By employing the chain rule, one effectively multiplies the derivative of the outer function by the derivative of the inner function, which we will explore in detail next. This process ensures that the rate of change of the overall function is properly captured.

The quotient rule is your go-to tool when dealing with the derivative of a ratio. Anytime a problem requires differentiating a function like \( \frac{f(t)}{g(t)} \), the quotient rule comes into play. The formula for this rule is:\[\left(\frac{f}{g}\right)' = \frac{f'g - fg'}{g^2}.\]In our exercise, \( u(t) = \frac{t}{\sqrt{t+1}} \) fits this scenario perfectly.
Here is a step-by-step breakdown:

• Identify \( f(t) = t \) and \( g(t) = \sqrt{t+1} \).
• The derivatives of these are \( f'(t) = 1 \) and \( g'(t) = \frac{1}{2\sqrt{t+1}} \).
• Plug these derivatives into the quotient rule formula: \[\frac{du}{dt} = \frac{1 \cdot \sqrt{t+1} - t \cdot \frac{1}{2\sqrt{t+1}}}{(\sqrt{t+1})^2}\]
• Simplify the expression to achieve: \[\frac{t+2}{2(t+1)^{3/2}}.\]

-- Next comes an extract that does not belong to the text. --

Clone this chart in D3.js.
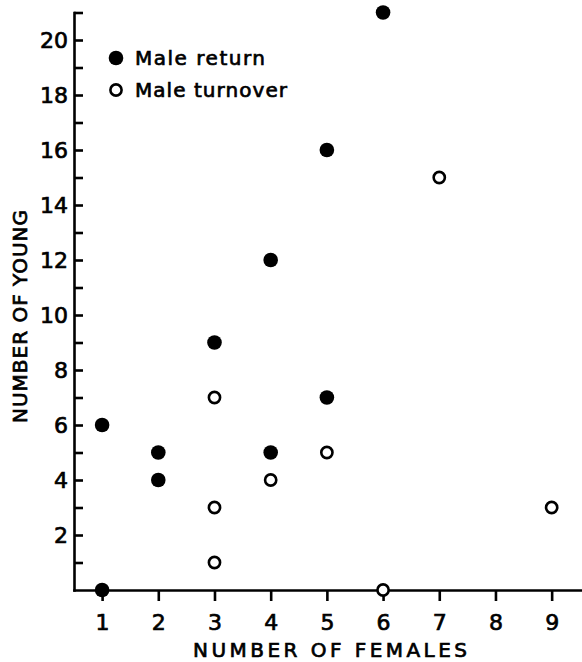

The quotient rule allows us to manage complex derivatives by structuring them into simpler, manageable steps. It's particularly useful when combined with the chain rule to handle intricate layers of functions.

Trigonometric functions are omnipresent in calculus, especially when addressing oscillatory behaviors or periodic phenomena. In our scenario, we're dealing with the sine function, \( q(t) = \sin\left(\frac{t}{\sqrt{t+1}}\right) \).
Here's what you need to know about differentiating these functions:

• The derivative of \( \sin(u) \) is \( \cos(u) \).
• Once the inner derivative is calculated using the quotient rule, you multiply it by \( \cos(u) \) as dictated by the chain rule.
• Trigonometric derivatives often lead to additional simplifications, like identities, which can streamline calculations.

By combining the knowledge of both the chain rule and the quotient rule, you effectively tackle the derivative involving the sine function. Trigonometric functions not only introduce unique derivatives but also bring in their identities, enhancing the problem-solving toolkit at your disposal. This multilayer application showcases the interconnectedness of calculus rules to solve multifaceted problems easily.